Our proposal is to construe inference as a rationally evaluable transition from input (and current) representations to some output representation in the context of organism-relevant information. In this, we adopt a biogenic approach towards both rationality (following ecological rationality) and representation (in line with the basal cognition paradigm). According to our account, human reasoners can perform inferences, but so could sub-personal systems, non-human organisms, and potentially certain artificial systems. This is because the kind of transition involved in inference does not require conscious accessibility, linguistic abilities, a language-like neural code, or a formal system of rules in a mental logic, as some philosophers stipulate.

One objection to our view is that it strays too far from the original (at least post-1500s) meaning of inference as a rule-governed conscious transition in thought, which has been foundational in logic and epistemology. This being the original sense was acknowledged by Hermann von Helmholtz himself, who was the person to extend the notion of inference to unconscious perceptual processes back in the 1800s. In particular, he wrote: ‘The psychic activities that lead us to infer that there in front of us at a certain place there is a certain object of a certain character, are generally not conscious activities, but unconscious ones’ and so we may ‘speak of the psychic acts of ordinary perception as unconscious conclusions, thereby making a distinction of some sort between them and the common so-called conscious conclusions’. While we do not suggest that logicians employ a different concept when drawing valid inferences, the more permissive reading has been around for more than a century now. We submit there is value in philosophical accounts which can better reflect and thus potentially feed back into the usages underpinning productive scientific practices.

Another objection is that our definition confuses inferential and a-rational, merely causal, associative processes. The problem with this objection is that it assumes there is a sharp dichotomy between associative and inferential transitions. Instead, there is plausibly a continuum going from merely causal a-rational transitions to person-level, conscious, linguistic inferences. We can individuate a given transition as further away from or closer to one of these two poles, thereby making it possible to draw pertinent distinctions relevant in a specific context. The character of a particular transition can vary based on the kind of system involved, the type of pre-existing informational or representational states it recruits, and the tasks in which the outputs of such transitions are deployed, among other factors.

A final objection is that our notion of inference, with its reliance on ecological norms of rationality, collapses epistemic and practical inferences. But again, rather than being a bug in our proposal, this should count as a feature. After all, outside of idealized domains in formal logic, inferences are pragmatically encroached, contextual, and oriented towards some adaptive goal in the world. In line with this observation, the degree to which an inferential transition is (ecologically) rational is modulated by how it exploits the material and social regularities in the environment, given the inferrer’s motivational or energetic state, relevant goals, and informational outlook. And so, we contend that the rationality of an inference depends on various considerations, including adaptivity, frugality, speed, and its role in guiding context-sensitive organism-relevant perception-action loops.

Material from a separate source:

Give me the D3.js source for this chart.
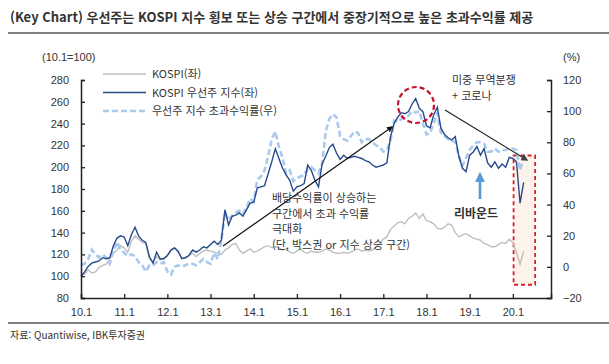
<!DOCTYPE html>
<html lang="ko">
<head>
<meta charset="utf-8">
<title>Key Chart</title>
<script src="https://d3js.org/d3.v7.min.js"></script>
<style>
  body { margin: 0; background: #fff; }
  svg text { font-family: "Liberation Sans", "Noto Sans CJK KR", sans-serif; fill: #333; }
  .kr { font-family: "Noto Sans CJK KR", sans-serif; }
</style>
</head>
<body>
<div id="chart"></div>
<script>
"use strict"

// 2010.1 부터 월별
var startYear = 2010;
var kospi = [100,102,106,103,104,108,110,111,116,121,124,128,
  126,122,132,137,134,131,130,116,113,118,115,116,
  119,124,126,122,117,116,119,121,118,121,123,124,
  123,122,121,120,124,126,129,130,124,121,123,125,
  122,123,125,127,128,126,127,126,124,125,122,121,
  123,125,122,121,123,122,122,123,125,124,122,121,
  121,122,121,122,124,125,123,124,123,124,127,130,
  134,136,143,146,149,150,148,153,155,158,153,157,
  151,150,148,144,143,145,148,147,140,136,138,139,
  137,135,134,133,130,129,127,127,129,131,130,134,
  131,122,111,123];
var prefIndex = [100,104,109,112,113,114,117,116,117,128,135,137,
  136,128,138,145,137,133,131,118,112,122,116,116,
  119,124,126,123,116,117,119,124,122,124,127,126,
  129,132,129,133,161,147,155,156,158,155,161,167,
  168,181,182,183,194,205,217,208,199,193,188,178,
  182,183,185,202,197,188,182,203,210,218,221,213,
  207,211,208,209,210,209,208,206,205,202,200,201,
  202,204,228,240,246,250,249,251,258,263,254,251,
  238,236,248,255,236,230,227,225,228,210,199,196,
  211,214,219,211,217,204,200,205,199,203,200,209,
  208,205,167,186];
var excessRet = [1,2,5,11,8,6,8,6,2,10,16,11,
  9,7,8,7,3,1,-3,1,1,3,2,3,
  -3,-5,0,1,0,1,2,2,1,3,5,3,
  2,9,5,17,35,30,33,35,36,34,38,44,
  42,56,58,62,71,82,87,77,70,60,62,55,
  57,58,59,63,64,62,60,66,87,95,98,96,
  84,82,81,84,87,86,80,82,82,80,78,77,
  74,75,81,94,93,95,96,97,100,99,100,92,
  85,86,92,99,86,84,82,81,80,71,65,70,
  75,78,80,80,79,74,74,76,74,75,75,76,
  76,75,62,70];
var xTickLabels = ["10.1","11.1","12.1","13.1","14.1","15.1","16.1","17.1","18.1","19.1","20.1"];
var leftTicks = [80,100,120,140,160,180,200,220,240,260,280];
var rightTicks = [-20,0,20,40,60,80,100,120];
var legendNames = ["KOSPI(좌)", "KOSPI 우선주 지수(좌)", "우선주 지수 초과수익률(우)"];

var width = 609, height = 364;
var margin = {top: 80, right: 58, bottom: 66, left: 81};
var plotW = width - margin.left - margin.right;
var plotH = height - margin.top - margin.bottom;

var svg = d3.select("#chart").append("svg")
  .attr("width", width).attr("height", height);

// 제목
svg.append("text").attr("class", "kr")
  .attr("x", 10).attr("y", 22)
  .attr("font-size", 13).attr("font-weight", 700)
  .attr("fill", "#111")
  .text("(Key Chart) 우선주는 KOSPI 지수 횡보 또는 상승 구간에서 중장기적으로 높은 초과수익률 제공");
svg.append("line").attr("x1", 8).attr("x2", 609).attr("y1", 33).attr("y2", 33)
  .attr("stroke", "#000").attr("stroke-width", 1.2);

var g = svg.append("g").attr("transform", "translate(" + margin.left + "," + margin.top + ")");

var x = d3.scaleLinear().domain([0, 130.6]).range([0, plotW]);
var yL = d3.scaleLinear().domain([80, 280]).range([plotH, 0]);
var yR = d3.scaleLinear().domain([-20, 120]).range([plotH, 0]);

// 빨간 점선 박스 (코로나 구간)
g.append("rect")
  .attr("x", x(120.2)).attr("y", yR(71.5))
  .attr("width", x(126.2) - x(120.2)).attr("height", yR(-11.5) - yR(71.5))
  .attr("fill", "#fcf4ea").attr("stroke", "#d9202a")
  .attr("stroke-width", 1.8).attr("stroke-dasharray", "4,3");

var lineL = function(arr) {
  return d3.line().x((d, i) => x(i)).y(d => yL(d))(arr);
};
var lineR = d3.line().x((d, i) => x(i)).y(d => yR(d));

g.append("path").attr("d", lineL(kospi))
  .attr("fill", "none").attr("stroke", "#bfbfbf").attr("stroke-width", 1.4);
g.append("path").attr("d", lineR(excessRet))
  .attr("fill", "none").attr("stroke", "#a9c9ee").attr("stroke-width", 2.6)
  .attr("stroke-dasharray", "6,3");
g.append("path").attr("d", lineL(prefIndex))
  .attr("fill", "none").attr("stroke", "#274a8c").attr("stroke-width", 1.4);

// 축
var axL = g.append("g").call(d3.axisLeft(yL).tickValues(leftTicks).tickSize(-4).tickPadding(12));
var axR = g.append("g").attr("transform", "translate(" + plotW + ",0)")
  .call(d3.axisRight(yR).tickValues(rightTicks).tickSize(-4).tickPadding(12).tickFormat(d => d < 0 ? "\u2212" + (-d) : d));
var axB = g.append("g").attr("transform", "translate(0," + plotH + ")")
  .call(d3.axisBottom(x).tickValues(xTickLabels.map((t, i) => i * 12)).tickSize(-4).tickPadding(10)
    .tickFormat((d, i) => xTickLabels[i]));
[axL, axR, axB].forEach(function(a) {
  a.select(".domain").attr("stroke", "#222").attr("stroke-width", 1.5);
  a.selectAll(".tick line").attr("stroke", "#222").attr("stroke-width", 1.3);
  a.selectAll(".tick text").attr("font-size", 11).attr("fill", "#444")
    .attr("font-family", "Liberation Sans, sans-serif");
});

svg.append("text").attr("x", 42).attr("y", 61).attr("font-size", 11).attr("fill", "#444").text("(10.1=100)");
svg.append("text").attr("x", 563).attr("y", 61).attr("font-size", 11).attr("fill", "#444").text("(%)");

// 범례
var legStyles = [
  {stroke: "#bfbfbf", w: 1.4, dash: null},
  {stroke: "#274a8c", w: 1.4, dash: null},
  {stroke: "#a9c9ee", w: 2.6, dash: "6,3"}
];
legendNames.forEach(function(name, i) {
  var yy = 74 + i * 18.5;
  svg.append("line").attr("x1", 103).attr("x2", 146).attr("y1", yy).attr("y2", yy)
    .attr("stroke", legStyles[i].stroke).attr("stroke-width", legStyles[i].w)
    .attr("stroke-dasharray", legStyles[i].dash);
  svg.append("text").attr("class", "kr").attr("x", 152).attr("y", yy + 4)
    .attr("font-size", 11).attr("fill", "#444").text(name);
});

// 화살표
var defs = svg.append("defs");
defs.append("marker").attr("id", "headBlack").attr("viewBox", "0 0 10 10")
  .attr("refX", 8).attr("refY", 5).attr("markerWidth", 5).attr("markerHeight", 5)
  .attr("orient", "auto").append("path").attr("d", "M0,0L10,5L0,10Z").attr("fill", "#111");
defs.append("marker").attr("id", "headGray").attr("viewBox", "0 0 10 10")
  .attr("refX", 8).attr("refY", 5).attr("markerWidth", 6).attr("markerHeight", 6)
  .attr("orient", "auto").append("path").attr("d", "M0,0L10,5L0,10Z").attr("fill", "#444");
defs.append("marker").attr("id", "headBlue").attr("viewBox", "0 0 10 10")
  .attr("refX", 8).attr("refY", 5).attr("markerWidth", 4).attr("markerHeight", 4)
  .attr("orient", "auto").append("path").attr("d", "M0,0L10,5L0,10Z").attr("fill", "#5b9bd5");

svg.append("line").attr("x1", 223).attr("y1", 246).attr("x2", 392).attr("y2", 127)
  .attr("stroke", "#111").attr("stroke-width", 1.2).attr("marker-end", "url(#headBlack)");
svg.append("line").attr("x1", 445).attr("y1", 110).attr("x2", 527).attr("y2", 160)
  .attr("stroke", "#222").attr("stroke-width", 1.2).attr("marker-end", "url(#headGray)");
svg.append("line").attr("x1", 480).attr("y1", 199).attr("x2", 480).attr("y2", 174)
  .attr("stroke", "#5b9bd5").attr("stroke-width", 2.6).attr("marker-end", "url(#headBlue)");

// 빨간 점선 원
svg.append("circle").attr("cx", 416).attr("cy", 105).attr("r", 18)
  .attr("fill", "none").attr("stroke", "#c8102e").attr("stroke-width", 2.2)
  .attr("stroke-dasharray", "5,3");

// 주석
var note1 = ["배당수익률이 상승하는", "구간에서 초과 수익률", "극대화", "(단, 박스권 or 지수 상승 구간)"];
note1.forEach(function(t, i) {
  svg.append("text").attr("class", "kr").attr("x", 272).attr("y", 202 + i * 15.7)
    .attr("font-size", 11).attr("fill", "#222").text(t);
});
svg.append("text").attr("class", "kr").attr("x", 452).attr("y", 84)
  .attr("font-size", 11).attr("fill", "#222").text("미중 무역분쟁");
svg.append("text").attr("class", "kr").attr("x", 452).attr("y", 100)
  .attr("font-size", 11).attr("fill", "#222").text("+ 코로나");
svg.append("text").attr("class", "kr").attr("x", 454).attr("y", 218)
  .attr("font-size", 12).attr("font-weight", 700).attr("fill", "#333").text("리바운드");

// 하단
svg.append("line").attr("x1", 8).attr("x2", 609).attr("y1", 323).attr("y2", 323)
  .attr("stroke", "#000").attr("stroke-width", 1.2);
svg.append("text").attr("class", "kr").attr("x", 10).attr("y", 339)
  .attr("font-size", 10).attr("fill", "#222").text("자료: Quantiwise, IBK투자증권");
</script>
</body>
</html>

Although our conception of inferences as rationally evaluable transitions from some inputs and current representations to some subsequent or output representation is minimalistic, it is not uninformative. In addition, it accommodates fruitful scientific practice, which we take to include promoting links between disparate fields, offering novel hypotheses, extending overlooked results, developing research paradigms, and so on. Crucially, our formulation still allows us to make empirically productive distinctions between different forms of inferential and non-inferential processes in a wide range of (neuro)cognitive systems.

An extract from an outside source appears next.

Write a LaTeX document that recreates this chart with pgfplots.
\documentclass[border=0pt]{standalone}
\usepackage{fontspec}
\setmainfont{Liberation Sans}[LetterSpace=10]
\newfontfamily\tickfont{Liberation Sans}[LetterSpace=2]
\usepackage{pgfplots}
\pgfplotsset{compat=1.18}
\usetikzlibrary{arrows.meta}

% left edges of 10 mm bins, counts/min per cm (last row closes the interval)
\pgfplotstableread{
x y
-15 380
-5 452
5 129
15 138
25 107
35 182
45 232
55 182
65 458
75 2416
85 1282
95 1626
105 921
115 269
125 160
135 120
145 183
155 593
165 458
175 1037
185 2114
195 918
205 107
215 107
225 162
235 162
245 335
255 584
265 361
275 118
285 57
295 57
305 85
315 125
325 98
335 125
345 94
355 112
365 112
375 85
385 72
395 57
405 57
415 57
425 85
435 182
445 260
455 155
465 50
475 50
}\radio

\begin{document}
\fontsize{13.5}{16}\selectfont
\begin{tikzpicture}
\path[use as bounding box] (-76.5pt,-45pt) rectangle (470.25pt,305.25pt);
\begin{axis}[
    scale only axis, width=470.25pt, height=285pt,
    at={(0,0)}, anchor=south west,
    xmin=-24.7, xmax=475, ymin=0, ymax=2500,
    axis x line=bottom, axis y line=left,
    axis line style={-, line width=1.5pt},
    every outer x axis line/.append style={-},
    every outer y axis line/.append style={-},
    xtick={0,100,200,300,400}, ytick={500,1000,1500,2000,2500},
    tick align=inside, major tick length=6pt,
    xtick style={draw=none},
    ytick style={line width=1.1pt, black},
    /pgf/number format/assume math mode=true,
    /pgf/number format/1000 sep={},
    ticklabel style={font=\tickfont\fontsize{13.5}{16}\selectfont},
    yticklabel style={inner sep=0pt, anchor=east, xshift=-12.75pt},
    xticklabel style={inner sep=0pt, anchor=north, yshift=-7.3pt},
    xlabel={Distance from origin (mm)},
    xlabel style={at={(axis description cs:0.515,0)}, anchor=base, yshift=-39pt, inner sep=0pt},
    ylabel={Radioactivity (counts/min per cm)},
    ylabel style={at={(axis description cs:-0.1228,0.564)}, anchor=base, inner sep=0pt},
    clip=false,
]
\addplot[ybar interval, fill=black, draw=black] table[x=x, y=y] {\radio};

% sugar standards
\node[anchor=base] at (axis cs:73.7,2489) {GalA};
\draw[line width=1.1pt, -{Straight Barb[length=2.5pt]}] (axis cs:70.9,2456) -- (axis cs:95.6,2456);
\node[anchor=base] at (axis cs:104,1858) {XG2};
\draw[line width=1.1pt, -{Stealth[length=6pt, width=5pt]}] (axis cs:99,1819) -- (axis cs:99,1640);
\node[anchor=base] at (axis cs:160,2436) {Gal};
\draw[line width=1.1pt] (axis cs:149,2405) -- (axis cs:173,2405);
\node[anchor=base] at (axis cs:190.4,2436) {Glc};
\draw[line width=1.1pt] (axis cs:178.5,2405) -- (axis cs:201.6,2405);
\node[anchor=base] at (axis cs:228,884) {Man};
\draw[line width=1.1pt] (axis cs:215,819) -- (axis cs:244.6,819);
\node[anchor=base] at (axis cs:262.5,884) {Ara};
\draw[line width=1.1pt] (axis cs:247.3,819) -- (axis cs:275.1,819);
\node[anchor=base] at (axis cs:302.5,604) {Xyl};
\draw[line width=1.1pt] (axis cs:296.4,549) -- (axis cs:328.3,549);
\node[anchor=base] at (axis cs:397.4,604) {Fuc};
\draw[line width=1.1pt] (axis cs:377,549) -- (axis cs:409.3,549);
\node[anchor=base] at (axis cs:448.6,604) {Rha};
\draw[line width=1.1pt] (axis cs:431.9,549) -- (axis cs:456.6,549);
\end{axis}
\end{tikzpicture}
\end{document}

We hope that philosophers will find our account interestingly wrong and cognitive scientists will deem it helpful.

One comment

  1. Paul Bello

    How does this proposal sort out the differences in character between reflective/deliberative reasoning and “inferences” drawn by subpersonal systems? The psychology certainly suggests that the former are more flexible than the latter in general and possibly deal with information that is represented more abstractly. If the respective character of these two forms of inference are irreconcilably different, it seems to me that you still need to maintain sharp conceptual boundaries around each. Sort of related to this problem and inherent in the “thicker” definition of inference as “premise-taking” etc., there are considerations of agency which, at least for humans, seem to sort out differences between inferences that are subpersonal and generate content that “comes to mind” and conscious manipulation of premises with respect to rules, insofar as we are capable of doing that. I’m not sure how that can be accommodated on a spectrum. It seems like this is much more an issue of what kinds of capacities or powers a system has, and this would seem to be very discontinuous between species. Maybe I’m just being an inferential chauvenist ;). Very interesting post. Thanks!